Novo Nordisk is partnering with San Francisco’s Deep Apple Therapeutics to develop novel non-incretin oral drugs for obesity in a deal worth up to $812 million.
The partners did not provide a detailed breakdown of the financial terms in the Wednesday announcement, only revealing that the Danish drugmaker will pay an upfront fee plus research costs and milestone payments. Deep Apple will also be eligible to receive royalties on sales of any product that arises from the partnership.
In exchange for its investment, Novo will gain access to Deep Apple’s proprietary engine, which the biotech will use to discover and optimize potential drug compounds. Novo, in turn, will have the exclusive global right to take these assets through investigational new drug-enabling studies and into clinical development, as well as manufacture and commercialize them across all indications.
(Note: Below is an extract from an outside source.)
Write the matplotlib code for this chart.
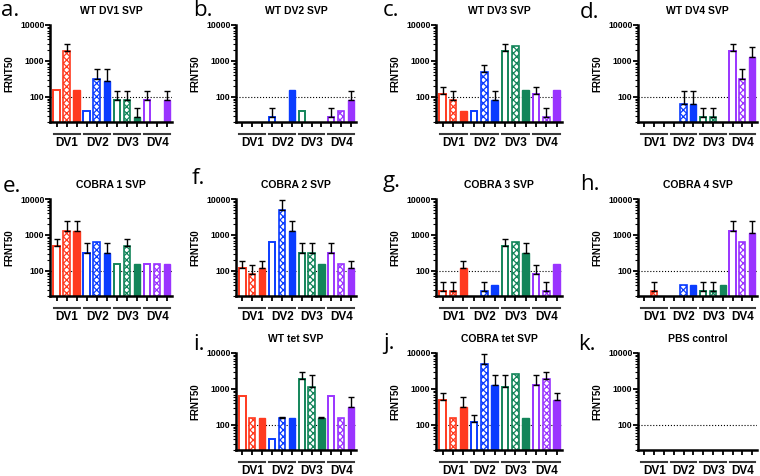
import numpy as np
import matplotlib
matplotlib.use('Agg')
import matplotlib.pyplot as plt
from matplotlib.ticker import LogLocator, NullFormatter

plt.rcParams['font.family'] = ['Liberation Sans', 'DejaVu Sans']
plt.rcParams['hatch.linewidth'] = 0.9

n = np.nan

# bar order inside each serotype group: open, checkered, filled
groups = ['DV1', 'DV2', 'DV3', 'DV4']
colors = ['#ff3a1f', '#0a3cff', '#13855a', '#9a34ff']

titles = ['WT DV1 SVP', 'WT DV2 SVP', 'WT DV3 SVP', 'WT DV4 SVP',
          'COBRA 1 SVP', 'COBRA 2 SVP', 'COBRA 3 SVP', 'COBRA 4 SVP',
          'WT tet SVP', 'COBRA tet SVP', 'PBS control']
letters = ['a.', 'b.', 'c.', 'd.', 'e.', 'f.', 'g.', 'h.', 'i.', 'j.', 'k.']

# geometric mean titres and upper end of error bar
a_vals = [160, 1900, 160, 40, 320, 280, 80, 80, 27, 80, n, 80]
a_errs = [n, 3000, n, n, 600, 600, 150, 150, 50, 150, n, 150]
b_vals = [n, n, n, 27, n, 160, 40, n, n, 27, 40, 80]
b_errs = [n, n, n, 50, n, n, n, n, n, 50, n, 150]
c_vals = [120, 80, 40, 40, 480, 80, 1900, 2560, 160, 120, 27, 160]
c_errs = [190, 150, n, n, 760, 150, 3000, n, n, 190, 50, n]
d_vals = [n, n, n, n, 65, 65, 27, 27, n, 1900, 320, 1300]
d_errs = [n, n, n, n, 150, 150, 50, 50, n, 3000, 600, 2400]
e_vals = [480, 1300, 1300, 320, 640, 320, 160, 480, 160, 160, 160, 160]
e_errs = [760, 2400, 2400, 600, n, 600, n, 760, n, n, n, n]
f_vals = [120, 80, 120, 640, 5100, 1300, 320, 320, 160, 320, 160, 120]
f_errs = [190, 150, 190, n, 9500, 2400, 600, 600, n, 600, n, 190]
g_vals = [27, 27, 120, n, 27, 40, 480, 640, 320, 80, 27, 160]
g_errs = [50, 50, 190, n, 50, n, 760, n, 600, 150, 50, n]
h_vals = [n, 27, n, n, 40, 40, 27, 27, 40, 1280, 640, 1100]
h_errs = [n, 50, n, n, n, n, 50, 50, n, 2400, n, 2400]
i_vals = [640, 160, 160, 40, 160, 160, 1900, 1100, 160, 640, 160, 320]
i_errs = [n, n, n, n, 170, n, 3000, 2400, 165, n, n, 600]
j_vals = [480, 160, 320, 120, 5100, 1300, 1100, 2560, 160, 1300, 1900, 480]
j_errs = [760, n, 600, 190, 9500, 2400, 2400, n, n, 2400, 3000, 760]
k_vals = [n] * 12
k_errs = [n] * 12

all_vals = [a_vals, b_vals, c_vals, d_vals, e_vals, f_vals, g_vals, h_vals, i_vals, j_vals, k_vals]
all_errs = [a_errs, b_errs, c_errs, d_errs, e_errs, f_errs, g_errs, h_errs, i_errs, j_errs, k_errs]

W, H = 760, 476
fig = plt.figure(figsize=(W / 100, H / 100), dpi=100)

col_x = [50, 236, 436, 638]
col_w = [122, 120, 126, 119]
row_top = [25, 199, 353]
ax_h = 97
cells = [(0, 0), (0, 1), (0, 2), (0, 3), (1, 0), (1, 1), (1, 2), (1, 3), (2, 1), (2, 2), (2, 3)]
letter_xy = [(1, 11), (193, 11), (383, 11), (580, 12), (3, 187), (192, 179), (383, 181), (580, 185),
             (193, 344), (383, 343), (578, 344)]

x = np.arange(12)
bw = 0.64
for p in range(11):
    r, c = cells[p]
    ax = fig.add_axes([col_x[c] / W, 1 - (row_top[r] + ax_h) / H, col_w[c] / W, ax_h / H])
    ax.set_yscale('log')
    vals = np.array(all_vals[p], dtype=float)
    errs = np.array(all_errs[p], dtype=float)
    for k in range(12):
        v = vals[k]
        if np.isnan(v):
            continue
        col = colors[k // 3]
        kind = k % 3
        if kind == 0:
            ax.bar(k, v, bw, facecolor='white', edgecolor=col, linewidth=1.4, zorder=2)
        elif kind == 1:
            ax.bar(k, v, bw, facecolor='white', edgecolor=col, hatch='xxxxx', linewidth=1.2, zorder=2)
        else:
            ax.bar(k, v, bw, facecolor=col, edgecolor=col, linewidth=1.0, zorder=2)
    m = ~np.isnan(errs) & ~np.isnan(vals)
    if m.any():
        ax.errorbar(x[m], vals[m], yerr=[np.zeros(m.sum()), errs[m] - vals[m]], fmt='none',
                    ecolor='black', elinewidth=1.0, capsize=2.5, capthick=1.0, zorder=3)
    ax.axhline(100, color='black', linestyle=':', linewidth=0.8, zorder=1)
    ax.set_ylim(20, 10000)
    ax.set_xlim(-0.65, 11.5)

    for s in ['top', 'right']:
        ax.spines[s].set_visible(False)
    for s in ['left', 'bottom']:
        ax.spines[s].set_linewidth(1.8)
    ax.set_xticks(x)
    ax.set_xticklabels([])
    ax.tick_params(axis='x', length=3.5, width=1.3, direction='out')
    ax.set_yticks([100, 1000, 10000])
    ax.set_yticklabels(['100', '1000', '10000'], fontsize=6.3, fontweight='bold')
    ax.yaxis.set_minor_locator(LogLocator(base=10, subs=np.arange(2, 10)))
    ax.yaxis.set_minor_formatter(NullFormatter())
    ax.tick_params(axis='y', which='major', length=3.5, width=1.3, pad=0.5)
    ax.tick_params(axis='y', which='minor', length=2, width=0.8)
    ax.set_ylabel('FRNT50', fontsize=7, fontweight='bold', labelpad=4)
    ax.set_title(titles[p], fontsize=7.5, fontweight='bold', pad=8)

    tr = ax.get_xaxis_transform()
    for g in range(4):
        ax.plot([3 * g - 0.3, 3 * g + 2.3], [-0.125, -0.125], transform=tr, color='#3a3a3a',
                linewidth=1.5, clip_on=False)
        ax.text(3 * g + 1.05, -0.215, groups[g], transform=tr, ha='center', va='center',
                fontsize=8.5, fontweight='bold')

    lx, ly = letter_xy[p]
    fig.text(lx / W, 1 - ly / H, letters[p], fontsize=16, ha='left', va='center', family='Open Sans')

plt.savefig('out.png', dpi=100)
Seeking to stay at the forefront of innovation in the obesity space, Novo’s arrangement with Deep Apple will look for therapeutic targets outside the incretin family of hormones. Current weight-loss therapies—including Novo’s Wegovy and Eli Lilly’s Zepbound—mimic these gut-derived hormones, such as GLP-1 and GIP, in turn regulating blood sugar levels and suppressing appetite by inducing the feeling of fullness.
In recent months, however, drugmakers have been looking for ways to go beyond the incretin paradigm, potentially unlocking more effective and safe weight-loss therapies. Chief of these non-incretin targets is amylin, a pancreatic peptide that, like GLP-1, lowers blood glucose concentrations and slows the emptying of the stomach. Amylin-based weight-loss therapies could improve the quality of weight reduction, with less loss of lean mass by focusing on lowering fat.
Novo is chasing after amylin with CagriSema, a combo therapy that brings together its GLP-1 receptor agonist semaglitude—the active ingredient of Wegovy—with the long-acting amylin analog cagrilintide. But things haven’t been going smoothly, with Phase III data released in December 2024 that left investors disappointed. Results from the REDEFINE 1 trial demonstrated a 22.7% reduction in body weight at 68 weeks, below Novo’s own bar of 25% weight-loss.
Though the miss was modest, the effect on Novo’s shares was not: The readout triggered a massive selloff that wiped some $72 billion from the drugmaker’s market cap.
Regaining Footing With a Differentiated Engine
Wednesday’s Deep Apple partnership could be part of Novo’s attempt to steady its footing in the non-incretin race. In an email to BioSpace, Deep Apple CEO Spiros Liras said that the partners will go after a “novel” target that, “unlike most other obesity targets, is not represented by any program in clinical development.”
Without naming what this target was, Liras added that it “has the potential to impact both weight loss and weigh loss maintenance.”
In developing therapies for this target, the partners will leverage Deep Apple’s proprietary drug discovery platform, which uses cryoEM, a method that involves imaging frozen biomolecules to better visualize the target, Liras told BioSpace. This approach will let Novo and Deep Apple find novel pockets on the target molecule, which they can then use to screen for potential therapeutic molecules.
“A key differentiator here is that we rely exclusively on virtual screening for hit identification,” Liras continued, noting that the biotech also applies machine learning models to better assess each potential candidate and determine which have high chances of clinical success. The process takes about three to four months.
“Deep Apple’s work to date has yielded unique structural insights which provide opportunities to explore multiple pharmacological functions of the target,” Liras said, adding that the collaboration could also eventually cover adjacent indications. “Cardiovascular and metabolic disease is the scope of the collaboration—that includes obesity but is not limited to obesity.”